Le recours au mythe est encore le signe d’une pensée intuitive, plastique, « imaginante ». N’empêche que Claus fait toujours davantage confiance au discursif. C’est là une planche de salut tour l’homme trahi par sa chair. Car l’esprit, comme le vin, se bonifie avec l’âge; en outre, il peut utiliser le passé à son bénéfice. Petit à petit, on voit Claus intellectualiser sa poésie, passer du Trieb au Geist, de l’association irrationnelle des sons au développement quasi logique d’images fondamentales (fournies par les mythes par exemple), et même à l’introspection et à l’abstraction. Et c’est encore l’intellect qui prend sa revanche dans l’ironie et l’exploitation systématique du savoir historique. à l’instar de Pound, de Picasso ou de Stravinsky, l’artiste, enfermé dans son obscur langage, se raccroche à la tradition culturelle pour entrer en contact avec autrui.

Nous voilà de nouveau confrontés avec le mouvement. Celui qui va de la matière à l’esprit, d’abord. Gardons-nous néanmoins de l’attribuer à une force centrifuge. En s’éloignant de son point de départ — la vie organique — pour s’aventurer dans les sphères rationnelles, Claus ne fait en somme qu’élargir son domaine entre l’animal et l’homo sapiens s’établit un va-et-vient ou plutôt une symbiose. à vrai dire, il n’y a plus de dilemmes : esprit ou matière, sujet ou objet. Tout est dans tout. Ce poète peut s’observer avec la froideur du chirurgien et s’identifier au faucon ou à l’argile. Il est partout, moi et non-moi à la fois. Du même coup s’affaissent les barrières entre l’individu et la société. Vis-à-vis de l’Autre, la démarche de Claus est faite d’approches et de replis. Solitaire, il veut parler à son « frère », l’expliquer à lui-même, l’avertir (voyez ses aphorismes, ses impératifs), des périls de l’existence, et tout cela reste dans la lignée moraliste. à l’extroversion correspondent l’emploi du mythe, de l’histoire, de la ratio apollinienne ainsi que le souci croissant de mitiger l’hermétisme du langage. Mais comment aller plus loin? Le chevalier Tundal se débat en bonne compagnie dans la géhenne; cependant, chacun y souffre d’abord pour son compte : damnation bien ordonnée commence par soi-même, à huis clos. Etrange mouvement, en vérité, que celui-ci, qui épanouit le moi tout en le pelotonnant sur lui-même, qui paradoxalement est presque au même moment gonflement et tassement, main tendue et refermée, c’est-à-dire : tension. De là le désir de repos, la volonté d’adoucir les déchirements en freinant l’évolution vitale et en épuisant les ressources de l’instant éphémère, à la façon des « rois fainéants ».
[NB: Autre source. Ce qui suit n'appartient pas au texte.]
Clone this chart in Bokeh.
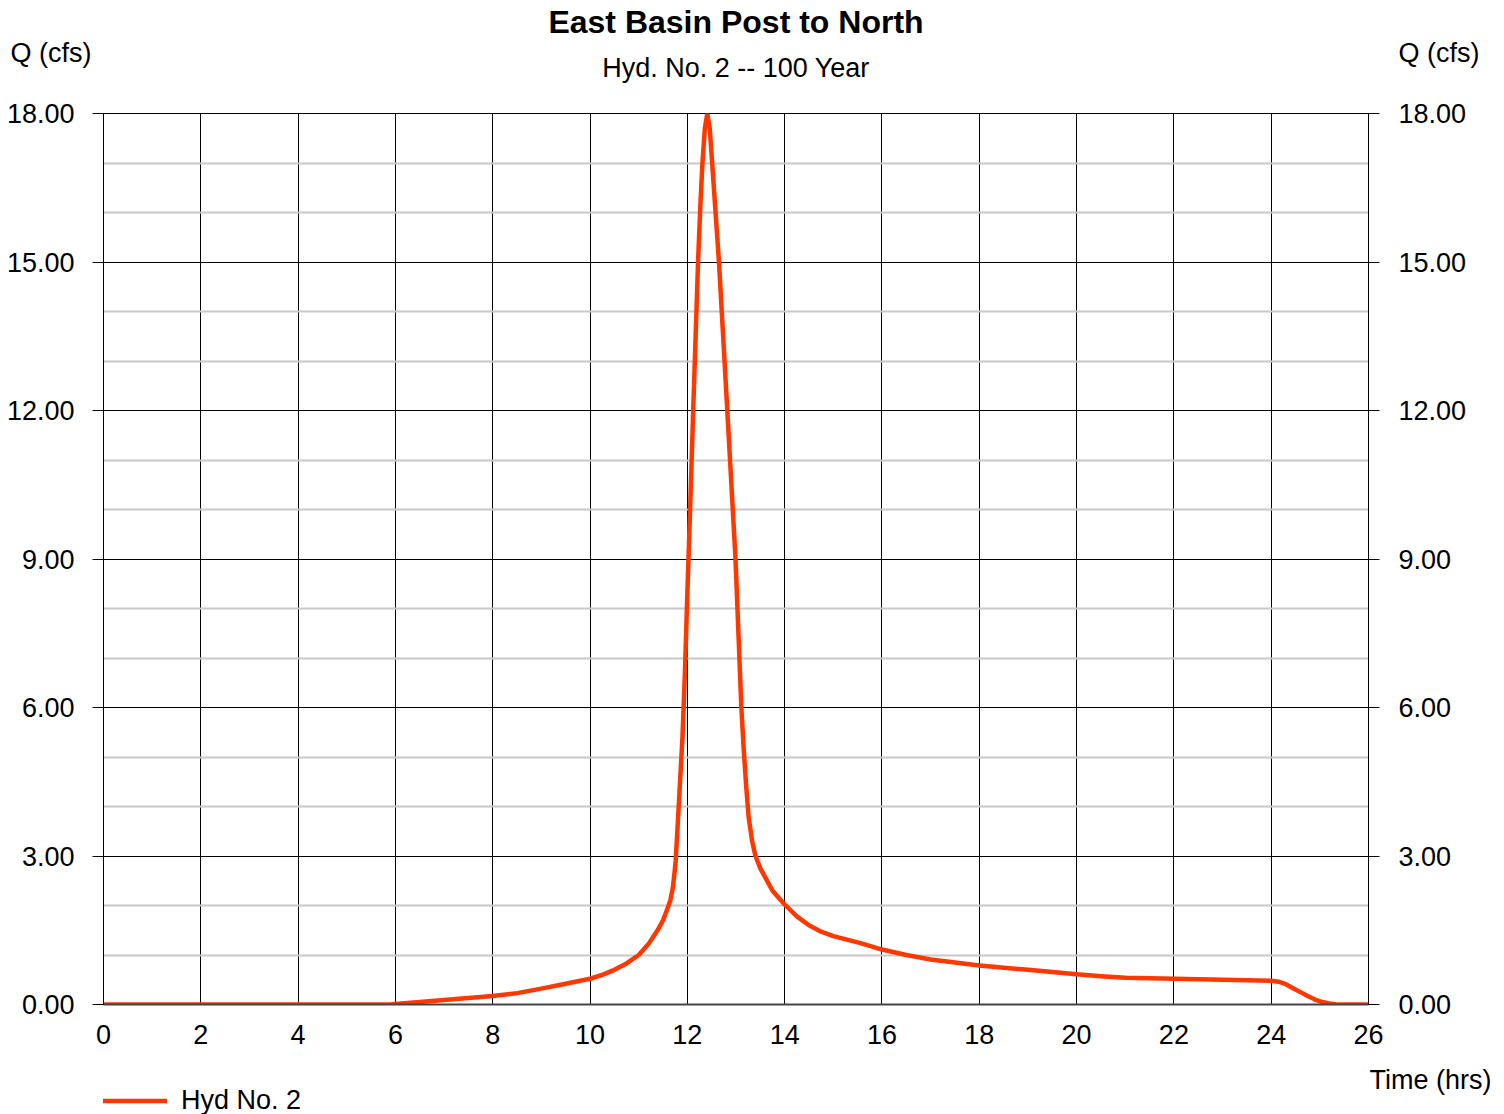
from bokeh.plotting import figure
from bokeh.layouts import column
from bokeh.models import (LinearAxis, FixedTicker, PrintfTickFormatter, Range1d,
                          Legend, LegendItem, Title)
from bokeh.embed import file_html
from bokeh.resources import INLINE

# ---- data ----
time_hrs = [0, 5.9, 6.0, 6.5, 7.0, 7.5, 8.0, 8.5, 9.0, 9.5, 10.0, 10.25, 10.5, 10.75,
            11.0, 11.2, 11.4, 11.5, 11.6, 11.65, 11.7, 11.73, 11.76, 11.8, 11.85, 11.9,
            11.95, 12.0, 12.06, 12.12, 12.17, 12.22, 12.27, 12.31, 12.36, 12.41,
            12.46, 12.51, 12.58, 12.65, 12.73, 12.81, 12.9, 12.99, 13.05, 13.11,
            13.16, 13.21, 13.26, 13.33, 13.4, 13.5, 13.75, 14.0, 14.25, 14.5, 14.75,
            15.0, 15.28, 15.56, 16.0, 16.5, 17.0, 17.5, 18.0, 19.0, 20.0, 20.5, 21.0,
            22.0, 23.0, 24.0, 24.15, 24.3, 24.45, 24.6, 24.75, 24.9, 25.05, 25.2,
            25.35, 26.0]
flow_cfs = [0, 0, 0.01, 0.05, 0.09, 0.13, 0.17, 0.23, 0.32, 0.42, 0.52, 0.60, 0.70, 0.83,
            1.00, 1.22, 1.52, 1.70, 1.96, 2.10, 2.35, 2.60, 2.90, 3.60, 4.50, 5.40,
            6.70, 8.30, 10.10, 12.00, 13.50, 15.00, 16.20, 17.00, 17.70, 18.00,
            17.70, 17.00, 16.00, 15.00, 13.60, 12.20, 10.60, 9.00, 7.50, 6.00,
            5.13, 4.40, 3.78, 3.31, 3.00, 2.75, 2.30, 2.02, 1.78, 1.60, 1.47,
            1.38, 1.31, 1.24, 1.11, 1.00, 0.91, 0.85, 0.79, 0.70, 0.61, 0.57, 0.54,
            0.52, 0.50, 0.48, 0.46, 0.41, 0.33, 0.25, 0.17, 0.10, 0.05, 0.02,
            0.0, 0.0]

x_ticks = [0, 2, 4, 6, 8, 10, 12, 14, 16, 18, 20, 22, 24, 26]
y_ticks = [0, 3, 6, 9, 12, 15, 18]
y_minor = [1, 2, 4, 5, 7, 8, 10, 11, 13, 14, 16, 17]

title_text = "East Basin Post to North"
subtitle_text = "Hyd. No. 2 -- 100 Year"
y_label = "Q (cfs)"
x_label = "Time (hrs)"
series_name = "Hyd No. 2"

FONT = "Liberation Sans"
FS = "27px"
H_FS = 30.6      # estimated text box height for FS
H_TITLE = 36.2   # estimated text box height for the bold title
RED = "#ff3800"
LINE_STYLE = dict(line_color=RED, line_width=4.5, line_join="round", line_cap="round")


def row_title(text, height, text_h, size=FS, style="normal", align="left", offset=0):
    """A Title whose panel row is `height` px tall, text centred in the row."""
    return Title(text=text, align=align, offset=offset, vertical_align="middle",
                 standoff=height - 2 - text_h, text_font=FONT, text_font_size=size,
                 text_font_style=style, text_color="black")


# ================= main chart =================
p = figure(output_backend="svg", toolbar_location=None,
           x_range=Range1d(0, 26), y_range=Range1d(0, 18),
           min_border_left=103, min_border_right=128, min_border_top=113,
           min_border_bottom=0, y_axis_location=None)
p.frame_width = 1265
p.frame_height = 891
p.outline_line_color = "black"
p.outline_line_width = 1

p.xgrid.ticker = FixedTicker(ticks=x_ticks)
p.xgrid.grid_line_color = "black"
p.xgrid.grid_line_width = 1
p.ygrid.ticker = FixedTicker(ticks=y_ticks, minor_ticks=y_minor)
p.ygrid.grid_line_color = "black"
p.ygrid.grid_line_width = 1
p.ygrid.minor_grid_line_color = "#c8c8c8"
p.ygrid.minor_grid_line_width = 2

xa = p.xaxis[0]
xa.ticker = FixedTicker(ticks=x_ticks)
xa.major_tick_out = 0
xa.major_tick_in = 0
xa.minor_tick_out = 0
xa.axis_line_color = "#444444"
xa.axis_line_width = 2
xa.major_label_standoff = 20
xa.major_label_text_font = FONT
xa.major_label_text_font_size = FS
xa.major_label_text_color = "black"

for side, standoff in (("left", 18), ("right", 19)):
    ax = LinearAxis(ticker=FixedTicker(ticks=y_ticks),
                    formatter=PrintfTickFormatter(format="%.2f"))
    ax.major_tick_out = 11
    ax.major_tick_in = 0
    ax.minor_tick_out = 0
    ax.major_tick_line_color = "black"
    ax.axis_line_color = "black"
    ax.major_label_standoff = standoff
    ax.major_label_text_font = FONT
    ax.major_label_text_font_size = FS
    ax.major_label_text_color = "black"
    p.add_layout(ax, side)

p.line(time_hrs, flow_cfs, **LINE_STYLE)

# rows above the frame (nearest first)
p.add_layout(row_title(" ", 31, H_FS), "above")                       # spacer
p.add_layout(row_title(subtitle_text, 32, H_FS, align="center"), "above")
p.add_layout(row_title(y_label, 0, H_FS, offset=-93), "above")        # left Q (cfs)
p.add_layout(row_title(y_label, 0, H_FS, offset=1295), "above")       # right Q (cfs)
p.add_layout(row_title(" ", 32, H_FS), "above")                       # spacer
p.add_layout(row_title(title_text, 0, H_TITLE, size="32px", style="bold",
                       align="center"), "above")
p.add_layout(row_title(" ", 18, H_FS), "above")                       # spacer

# room below the x tick labels so they are not cut by the canvas edge
p.add_layout(row_title(" ", 12, H_FS), "below")

# ================= footer: x caption and legend =================
foot = figure(output_backend="svg", toolbar_location=None,
              x_range=Range1d(0, 26), y_range=Range1d(-2, -1),
              x_axis_location=None, y_axis_location=None,
              min_border_left=103, min_border_right=128, min_border_top=0,
              min_border_bottom=0, outline_line_color=None)
foot.frame_width = 1265
foot.frame_height = 37
foot.grid.visible = False
fr = foot.line(time_hrs, flow_cfs, **LINE_STYLE)   # same series, outside this strip's range

foot.add_layout(row_title(x_label, 0, H_FS, offset=1266), "above")
foot.add_layout(row_title(" ", 23, H_FS), "above")                    # spacer

legend = Legend(items=[LegendItem(label=series_name, renderers=[fr])],
                location=(0, 0), orientation="horizontal",
                glyph_width=64, glyph_height=27, label_height=27,
                label_standoff=14, padding=0, margin=0, spacing=0,
                border_line_color=None, background_fill_alpha=0,
                label_text_font=FONT, label_text_font_size=FS,
                label_text_color="black")
foot.add_layout(legend, "center")

layout = column(p, foot, spacing=0)
open("out.html", "w").write(file_html(layout, INLINE))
Le dynamisme caractérise aussi la composition du poème. Dictée autrefois par les caprices de l’association — sans avoir jamais versé dans l’écriture automatique —, elle se soumet peu à peu aux préceptes de l’intellect. Dès ses débuts, au demeurant, Claus a d’habitude grouper ses vers en cycles et considéré la strophe comme une unité sémantique. Le poème, pour lui, est un processus. Ici, il s’agira d’une simple succession temporelle ou d’une narration, là d’une démarche de l’entendement : mise en opposition de deux termes, induction d’une « leçon » ou élucidation progressive de celle-ci lorsqu’elle vient en tête. De même que l’animal a appris à se reconnaître raisonnable sans oublier ses origines végétatives, de même l’expérimentalisme ludique d’antan, despotisme exercé sur le matériel verbal, se modère et s’enrichit au contact de la logique.
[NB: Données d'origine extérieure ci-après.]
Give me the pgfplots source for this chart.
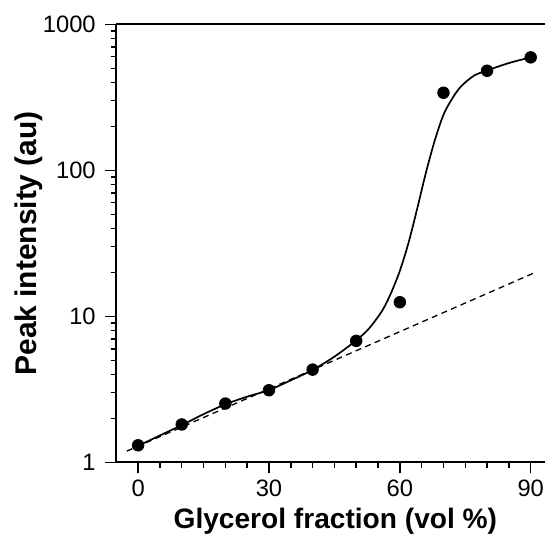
\documentclass[border=0pt]{standalone}
\usepackage{pgfplots}
\pgfplotsset{compat=1.18}
\usepackage{fontspec}
\setmainfont{Liberation Sans}
\begin{document}
\begin{tikzpicture}
\begin{axis}[
  scale only axis,
  width=214.15bp, height=218.85bp,
  xmin=-5, xmax=93.28,
  ymode=log, ymin=1, ymax=1000,
  axis lines*=left,
  axis line style={line width=1bp},
  tick align=outside,
  xtick={0,30,60,90}, xticklabels={0,30,60,90},
  minor x tick num=5,
  ytick={1,10,100,1000}, yticklabels={1,10,100,1000},
  major tick length=5.5bp, minor tick length=2.8bp,
  every tick/.style={black, line width=0.75bp},
  tick label style={font=\fontsize{11.9}{13}\selectfont},
  xticklabel style={anchor=north, inner sep=0pt, yshift=-2.9bp},
  yticklabel style={anchor=east, inner sep=0pt, xshift=-4.6bp},
  xlabel={Glycerol fraction (vol \%)},
  ylabel={Peak intensity (au)},
  xlabel style={at={(axis description cs:0.511,-0.1516)}, anchor=base, inner sep=0pt,
    font=\bfseries\fontsize{14.1}{16}\selectfont},
  ylabel style={at={(axis description cs:-0.186,0.5)}, anchor=base, inner sep=0pt,
    font=\bfseries\fontsize{15}{17}\selectfont},
  clip=false,
]
\draw[line width=1bp] (rel axis cs:0,1) -- (rel axis cs:1,1);
% dashed baseline
\addplot[black, line width=0.65bp, dash pattern=on 3bp off 2.2bp] coordinates {(-2.6,1.195) (90.7,19.8)};
% fitted curve
\addplot[black, line width=0.85bp, smooth, tension=0.5] coordinates {
(0,1.30) (5,1.53) (10,1.80) (15,2.14) (20,2.50) (25,2.82) (30,3.13) (35,3.65)
(40,4.30) (45,5.30) (50,6.85) (53,8.3) (56,11.0) (58,14.5) (60,20.5) (62,32)
(64,55) (66,97) (68,160) (70,240) (72,310) (74,375) (77,445) (80,483) (85,543) (90,594)
};
% data points
\addplot[only marks, mark=*, mark size=2.9bp, black, mark options={fill=black}] coordinates {
(0,1.31) (10,1.82) (20,2.53) (30,3.12) (40,4.32) (50,6.80) (60,12.5) (70,340) (80,481) (90,594)
};
\end{axis}
\pgfresetboundingbox
\path[use as bounding box] ([xshift=-58.1bp,yshift=-36.5bp]current axis.south west) rectangle ([yshift=12.15bp]current axis.north east);
\end{tikzpicture}
\end{document}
Enfin, l’acte créateur même est mouvement : Claus conçoit la poésie comme initiation, exploration de l’inexprimé, transmutation du caché en visible. Pas plus que chez Paul Klee ou Dylan Thomas, l’art ne peint de modèle : il met en lumière, crée. Le mot est clef, bistouri Du néant, il extrait un univers insoupçonné, un objet neuf : le poème, qui impose du même coup son ordre à l’informe dont il provient. De cette façon, la poésie devient un véritable outil de connaissance, plongeant auteur et lecteur dans l’étonnement. On se souvient qu’Aristote déjà mettait la connaissance en rapport avec l’étonnement. Claus, initié et initiant, ne prend pas l’existence comme chose établie : il s’y sent mal à l’aise, contrairement à la foule des aveugles, et cherche à en contenir les forces maléfiques, pour lui-même et pour eux. C’est au poème, cette chose autonome, créée de toutes pièces, mais réelle parce que « nommée », suscitée par le langage, c’est au poème donc qu’il confie la défense de l’homme.
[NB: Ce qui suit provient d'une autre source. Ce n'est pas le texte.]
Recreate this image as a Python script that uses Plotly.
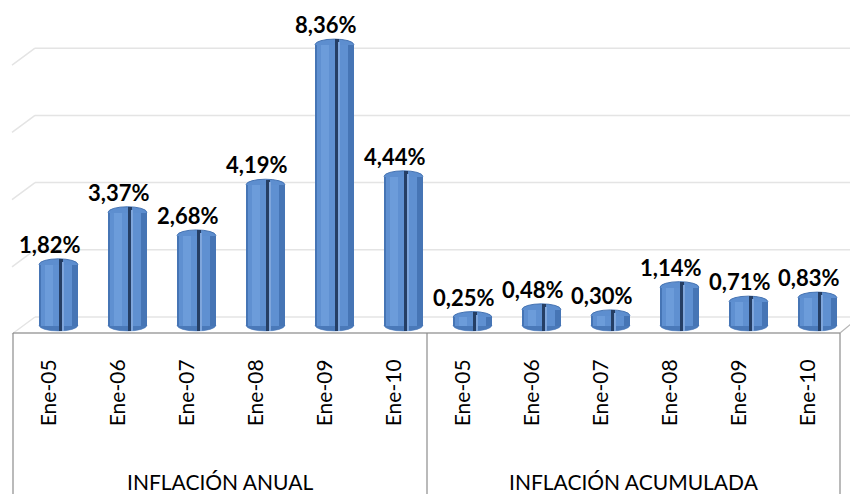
import plotly.graph_objects as go

# ---------------- data ----------------
groups = ["INFLACIÓN ANUAL", "INFLACIÓN ACUMULADA"]
periods = ["Ene-05", "Ene-06", "Ene-07", "Ene-08", "Ene-09", "Ene-10"]
anual = [1.82, 3.37, 2.68, 4.19, 8.36, 4.44]
acumulada = [0.25, 0.48, 0.30, 1.14, 0.71, 0.83]
grid_values = [0, 2, 4, 6, 8]

values = anual + acumulada
tick_labels = periods + periods
xs = list(range(len(values)))
labels = [f"{v:.2f}%".replace(".", ",") for v in values]

# ---------------- geometry (pixels of the 858x494 window) ----------------
OX, OY = 8, 8                # page body margin of the html file
W, H = 858 - OX, 494 - OY    # figure size
Z = 325.5          # pixel of value 0 for the bars
S = 33.6           # pixels per 1 %
YMIN, YMAX = -0.4, 9.4
GRID_DY = 8.5      # back wall is a bit higher than the bars' base
DX = 0.13          # bars sit a bit right of the front labels (3D depth)
BW = 0.56          # cylinder width
HC = 5.5 / S       # half-height of the elliptic caps


def px(x):
    return (x - OX) / W


def py(y):
    return 1 - (y - OY) / H


ydom = [py(Z - YMIN * S), min(1.0, py(Z - YMAX * S))]
xdom = [px(15), px(843)]

fig = go.Figure()

# cylinder body (darker edges)
fig.add_trace(go.Bar(
    x=xs, y=values, width=BW, offset=DX - BW / 2,
    marker=dict(color="#4675B5", line=dict(width=0)),
    hoverinfo="skip", showlegend=False,
))
# lighter inner body
fig.add_trace(go.Bar(
    x=xs, y=values, width=BW * 0.78, offset=DX - BW / 2 + BW * 0.06,
    marker=dict(color="#5F90D1", line=dict(width=0)),
    hoverinfo="skip", showlegend=False,
))
# highlight on the left
fig.add_trace(go.Bar(
    x=xs, y=values, width=BW * 0.22, offset=DX - BW / 2 + BW * 0.14,
    marker=dict(color="#6C9CDA", line=dict(width=0)),
    hoverinfo="skip", showlegend=False,
))
# dark vertical stripe (reaching into the top cap)
fig.add_trace(go.Bar(
    x=xs, y=[v + 2 * HC for v in values], base=[-HC] * len(values),
    width=BW * 0.09, offset=DX + BW * 0.02,
    marker=dict(color="#253E64", line=dict(width=0)),
    hoverinfo="skip", showlegend=False,
))
# thin light line right of the stripe
fig.add_trace(go.Bar(
    x=xs, y=[v + 1.5 * HC for v in values], base=[-HC] * len(values),
    width=BW * 0.035, offset=DX + BW * 0.11,
    marker=dict(color="#7FA6DC", line=dict(width=0)),
    hoverinfo="skip", showlegend=False,
))

shapes = []
# back wall gridlines + left side-wall diagonals
for g in grid_values:
    gy = g + GRID_DY / S
    shapes.append(dict(type="line", xref="paper", yref="y", layer="below",
                       x0=px(35), x1=1.0, y0=gy, y1=gy,
                       line=dict(color="#E4E4E4", width=1.5)))
    shapes.append(dict(type="line", xref="paper", yref="y", layer="below",
                       x0=px(12), x1=px(35), y0=gy - 17 / S, y1=gy,
                       line=dict(color="#E4E4E4", width=1.5)))

# cylinder caps (top and bottom ellipses)
for x, v in zip(xs, values):
    x0 = x + DX - BW / 2
    x1 = x + DX + BW / 2
    shapes.append(dict(type="circle", xref="x", yref="y", layer="below",
                       x0=x0, x1=x1, y0=-HC, y1=HC,
                       fillcolor="#4A79B9", line=dict(color="#4A79B9", width=0.5)))
    shapes.append(dict(type="circle", xref="x", yref="y", layer="below",
                       x0=x0, x1=x1, y0=v - HC, y1=v + HC,
                       fillcolor="#5D8ECF", line=dict(color="#4573B2", width=1)))

# floor front edge, right side edge and category box
floor_y = py(333)
shapes.append(dict(type="line", xref="paper", yref="paper", x0=px(13), x1=px(840),
                   y0=floor_y, y1=floor_y, line=dict(color="#A0A0A0", width=1.3)))
shapes.append(dict(type="line", xref="paper", yref="paper", x0=px(840), x1=1.0,
                   y0=floor_y, y1=py(318), line=dict(color="#B5B5B5", width=1.2)))
for xv in (13, 427, 840):
    shapes.append(dict(type="line", xref="paper", yref="paper", x0=px(xv), x1=px(xv),
                       y0=floor_y, y1=0, line=dict(color="#8C8C8C", width=1.2)))

annotations = []
for x, v, t in zip(xs, values, labels):
    annotations.append(dict(x=x, y=v, xref="x", yref="y", text=t, showarrow=False,
                            yanchor="bottom", xanchor="center", yshift=HC * S - 1,
                            font=dict(family="Lato, Carlito, sans-serif", size=22,
                                      color="#000000", weight="bold")))
group_centers = [220, 634]
for gname, gc in zip(groups, group_centers):
    annotations.append(dict(x=px(gc), y=0, xref="paper", yref="paper", text=gname,
                            showarrow=False, xanchor="center", yanchor="bottom",
                            yshift=-2,
                            font=dict(family="Lato, Carlito, sans-serif", size=21,
                                      color="#000000")))

fig.update_layout(
    width=W, height=H,
    margin=dict(l=0, r=0, t=0, b=0),
    paper_bgcolor="#FFFFFF", plot_bgcolor="rgba(0,0,0,0)",
    barmode="overlay", bargap=0,
    showlegend=False,
    shapes=shapes, annotations=annotations,
    xaxis=dict(domain=xdom, range=[-0.5, len(values) - 0.5],
               tickmode="array", tickvals=xs, ticktext=tick_labels,
               tickangle=-90, anchor="free", position=py(336),
               showline=False, showgrid=False, zeroline=False,
               ticks="outside", ticklen=14, tickcolor="rgba(0,0,0,0)",
               tickfont=dict(family="Lato, Carlito, sans-serif", size=21, color="#000000")),
    yaxis=dict(domain=ydom, range=[YMIN, YMAX], visible=False,
               showgrid=False, zeroline=False),
)

fig.write_html("out.html")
Il n’est pas de ceux qui aspirent à la beauté idéale : il ne vise qu’à secouer notre torpeur, à nous assaillir au moyen des images déroutantes de notre misère. De la littérature, il fait un signal d’alarme, un bouclier et, à l’occasion, un dédommagement. Il joint l’utilité du savoir à l’agrément de la surprise, mais sait éviter la lourdeur inopérante de la prédication.

On n’a pu qu’indiquer ici les variations de ce mouvement poétique. Résumons-en, pour conclure, les contradictions : lent/rapide, continu/discontinu, éparpillant/enveloppant, vecteur/spirale, attraction/répulsion, extension/repli, agression/défense. à tous les degrés — vocabulaire, syntaxe, optique, images, structure, thèmes, signification —, il n’est pas de force qui n’appelle son contraire. Dans ces vers, l’ensemble des mouvements ne se laisse pas styliser en quelque forme géométrique. Son incertitude foncière, qui inquiète et captive, reflète exactement la façon dont l’écrivain a ressenti l’existence, pris conscience des aspects de sa situation entre 1951 et 1961 : asservissement à un destin absurde, isolement, dépérissement du corps, vanité de toute rédemption dont l’individu ne serait pas l’agent, mais aussi désir de pureté, de quiétude et de communion, révolte contre le temps, et pouvoir lénifiant, sinon guérisseur, de l’esprit et de l’art des mots.